### Source excerpt
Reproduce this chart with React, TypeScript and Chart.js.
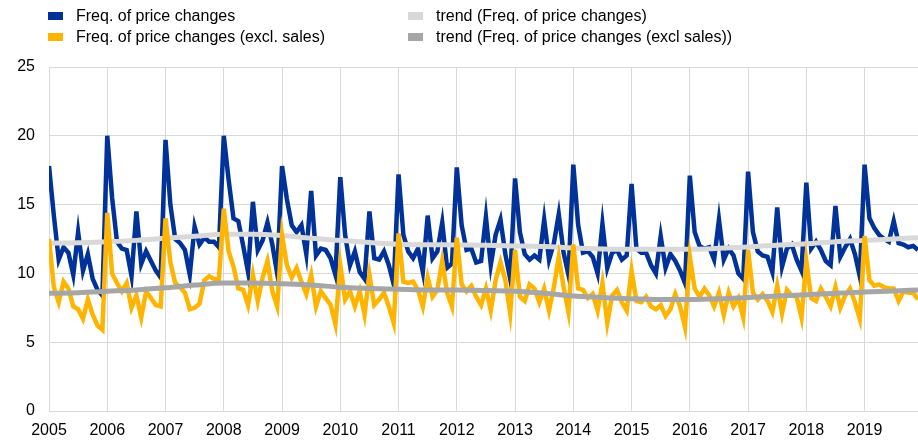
import React, { useEffect, useRef } from 'react';
import { Chart, registerables } from 'chart.js';

Chart.register(...registerables);

const FONT = 'Arial, "Liberation Sans", sans-serif';

// Year tick labels (one per January)
const yearLabels = [2005, 2006, 2007, 2008, 2009, 2010, 2011, 2012, 2013, 2014, 2015, 2016, 2017, 2018, 2019];

// Frequency of price changes (monthly, Jan 2005 - Dec 2019)
const freq = [
  17.8, 14.2, 11.0, 11.9, 11.5, 9.9, 13.0, 10.2, 11.4, 9.6, 8.8, 8.4,
  20.0, 15.5, 12.3, 11.8, 11.7, 9.8, 14.5, 10.7, 11.6, 10.9, 10.2, 9.7,
  19.7, 15.0, 12.5, 12.2, 11.7, 9.9, 13.4, 12.1, 12.6, 12.3, 12.3, 11.9,
  20.0, 16.8, 14.0, 13.8, 12.0, 10.1, 15.2, 11.7, 12.4, 13.7, 12.1, 10.0,
  17.8, 15.4, 13.5, 13.0, 13.5, 11.4, 16.0, 11.3, 11.8, 11.7, 11.1, 9.9,
  17.0, 12.8, 10.6, 11.6, 10.1, 9.6, 14.5, 11.1, 11.0, 11.6, 10.6, 9.2,
  17.2, 12.8, 11.6, 11.1, 11.8, 10.1, 14.2, 11.1, 11.6, 13.7, 10.4, 10.7,
  17.7, 13.5, 11.7, 11.8, 10.8, 10.9, 14.1, 10.6, 12.8, 13.9, 11.4, 9.6,
  16.9, 13.0, 11.4, 11.0, 11.3, 11.0, 13.9, 11.0, 12.2, 14.3, 11.5, 9.9,
  17.9, 13.5, 11.5, 11.6, 11.2, 10.0, 13.6, 10.4, 11.5, 11.7, 11.0, 11.3,
  16.5, 11.8, 11.5, 11.5, 10.6, 10.0, 12.7, 10.4, 11.4, 10.9, 10.2, 9.3,
  17.1, 13.0, 12.0, 11.8, 11.9, 11.0, 13.9, 11.0, 11.8, 11.3, 10.0, 9.6,
  17.4, 13.0, 11.6, 11.3, 11.2, 10.1, 14.8, 10.5, 11.8, 12.1, 11.0, 10.2,
  16.6, 11.8, 12.3, 11.7, 10.9, 10.6, 14.9, 11.2, 11.9, 12.5, 11.4, 9.8,
  17.9, 14.0, 13.3, 12.8, 12.5, 12.3, 13.8, 12.2, 12.1, 11.9, 12.0, 11.7,
];

// Frequency of price changes excluding sales
const freqExcl = [
  12.5, 9.0, 7.9, 9.4, 8.9, 7.6, 7.4, 6.7, 8.1, 7.0, 6.2, 5.9,
  14.4, 10.0, 9.3, 8.7, 9.3, 7.5, 8.4, 6.8, 8.7, 8.2, 7.7, 7.6,
  14.0, 10.8, 9.3, 9.0, 8.6, 7.4, 7.5, 7.8, 9.5, 9.8, 9.6, 9.6,
  14.7, 11.6, 10.5, 8.9, 8.8, 7.7, 9.9, 8.0, 9.7, 10.9, 8.7, 7.6,
  12.8, 10.6, 9.7, 10.4, 9.4, 8.5, 9.9, 7.6, 8.7, 8.2, 7.7, 6.3,
  10.6, 8.1, 8.7, 7.6, 8.7, 7.0, 9.9, 7.7, 8.1, 8.6, 7.6, 6.4,
  12.9, 9.4, 9.3, 9.4, 8.8, 7.6, 9.7, 8.3, 8.8, 10.9, 8.6, 7.6,
  12.6, 9.2, 8.7, 9.1, 8.3, 7.7, 8.9, 7.3, 9.5, 10.8, 9.5, 7.1,
  11.7, 8.3, 8.0, 9.2, 8.9, 7.9, 8.9, 7.3, 9.0, 11.2, 9.0, 7.2,
  12.1, 8.9, 8.8, 8.2, 8.5, 7.3, 9.3, 6.4, 8.4, 8.8, 7.9, 7.3,
  10.2, 8.0, 7.9, 8.3, 7.6, 7.4, 7.7, 6.9, 7.4, 8.5, 7.6, 6.1,
  11.2, 8.9, 8.3, 8.9, 8.4, 7.6, 8.6, 7.0, 8.6, 7.6, 8.2, 6.8,
  11.7, 8.6, 8.1, 8.5, 8.0, 7.2, 9.1, 7.1, 8.8, 8.4, 8.3, 6.8,
  10.9, 8.2, 8.0, 8.9, 8.3, 7.6, 9.0, 7.5, 8.4, 8.9, 7.9, 6.7,
  12.7, 9.5, 9.1, 9.2, 9.0, 8.9, 8.9, 8.0, 8.7, 8.6, 8.6, 8.1,
];

// Trend readings (month index since Jan 2005)
const trendMonths = [0, 6, 12, 18, 24, 30, 36, 42, 48, 54, 60, 66, 72, 78, 84, 90, 96, 102, 108, 114, 120, 126, 132, 138, 144, 150, 156, 162, 168, 174, 179];
const trendFreq = [12.2, 12.22, 12.3, 12.4, 12.55, 12.7, 12.85, 12.85, 12.75, 12.55, 12.4, 12.25, 12.12, 12.08, 12.07, 12.05, 12.0, 11.95, 11.85, 11.78, 11.75, 11.75, 11.75, 11.82, 11.92, 12.05, 12.15, 12.3, 12.4, 12.5, 12.6];
const trendExcl = [8.55, 8.6, 8.7, 8.8, 8.95, 9.15, 9.3, 9.3, 9.25, 9.15, 9.0, 8.9, 8.85, 8.8, 8.8, 8.75, 8.7, 8.55, 8.35, 8.25, 8.15, 8.1, 8.1, 8.15, 8.25, 8.35, 8.45, 8.55, 8.65, 8.72, 8.8];

const seriesLabels = [
  'Freq. of price changes',
  'trend (Freq. of price changes)',
  'Freq. of price changes (excl. sales)',
  'trend (Freq. of price changes (excl sales))',
];
const seriesColors = ['#003299', '#D9D9D9', '#FFB400', '#A6A6A6'];

export default function App() {
  const canvasRef = useRef<HTMLCanvasElement | null>(null);

  useEffect(() => {
    document.body.style.margin = '0';
    const ctx = canvasRef.current;
    if (!ctx) return;
    const toXY = (vals: number[]) => vals.map((y, i) => ({ x: i, y }));
    const toTrend = (vals: number[]) => vals.map((y, i) => ({ x: trendMonths[i], y }));

    const chart = new Chart(ctx, {
      type: 'line',
      data: {
        datasets: [
          { label: seriesLabels[0], data: toXY(freq), borderColor: seriesColors[0], backgroundColor: seriesColors[0], borderWidth: 4.5, pointRadius: 0, tension: 0, order: 4 },
          { label: seriesLabels[1], data: toTrend(trendFreq), borderColor: seriesColors[1], backgroundColor: seriesColors[1], borderWidth: 5, pointRadius: 0, cubicInterpolationMode: 'monotone', order: 3 },
          { label: seriesLabels[2], data: toXY(freqExcl), borderColor: seriesColors[2], backgroundColor: seriesColors[2], borderWidth: 4.5, pointRadius: 0, tension: 0, order: 2 },
          { label: seriesLabels[3], data: toTrend(trendExcl), borderColor: seriesColors[3], backgroundColor: seriesColors[3], borderWidth: 5, pointRadius: 0, cubicInterpolationMode: 'monotone', order: 1 },
        ] as any,
      },
      options: {
        responsive: false,
        animation: false,
        devicePixelRatio: 1,
        layout: { padding: { top: 67, right: 0, bottom: 0, left: 0 } },
        plugins: { legend: { display: false }, tooltip: { enabled: false } },
        scales: {
          x: {
            type: 'linear',
            min: 0,
            max: 179,
            grid: { color: '#D9D9D9', drawTicks: false, lineWidth: 1 },
            border: { display: false },
            afterBuildTicks: (s: any) => {
              s.ticks = yearLabels.map((_, i) => ({ value: i * 12 }));
            },
            ticks: {
              autoSkip: false,
              maxRotation: 0,
              padding: 10,
              color: '#000',
              font: { family: FONT, size: 16 },
              callback: (v: any) => String(yearLabels[Math.round(Number(v) / 12)]),
            },
            afterFit: (s: any) => { s.height = 30; },
          },
          y: {
            min: 0,
            max: 25,
            grid: { color: '#D9D9D9', drawTicks: false, lineWidth: 1 },
            border: { display: false },
            ticks: { stepSize: 5, padding: 14, color: '#000', font: { family: FONT, size: 16 } },
            afterFit: (s: any) => { s.width = 49; },
          },
        },
      } as any,
    });
    return () => chart.destroy();
  }, []);

  const legendPos = [
    { left: 48, top: 6 },
    { left: 408, top: 6 },
    { left: 48, top: 27 },
    { left: 408, top: 27 },
  ];

  return (
    <div style={{ position: 'relative', width: 918, height: 441, background: '#fff', fontFamily: FONT }}>
      <canvas ref={canvasRef} width={918} height={441} style={{ display: 'block', width: 918, height: 441 }} />
      {seriesLabels.map((lab, i) => (
        <div key={lab} style={{ position: 'absolute', left: legendPos[i].left, top: legendPos[i].top, height: 20, display: 'flex', alignItems: 'center', fontSize: 16, color: '#000', whiteSpace: 'nowrap' }}>
          <span style={{ display: 'inline-block', width: 15, height: 8, background: seriesColors[i], marginRight: 13 }} />
          <span>{lab}</span>
        </div>
      ))}
    </div>
  );
}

### Exercise requirements
Make a tally of the lines in this data that include the string "React", and answer with that tally alone.

### The result
2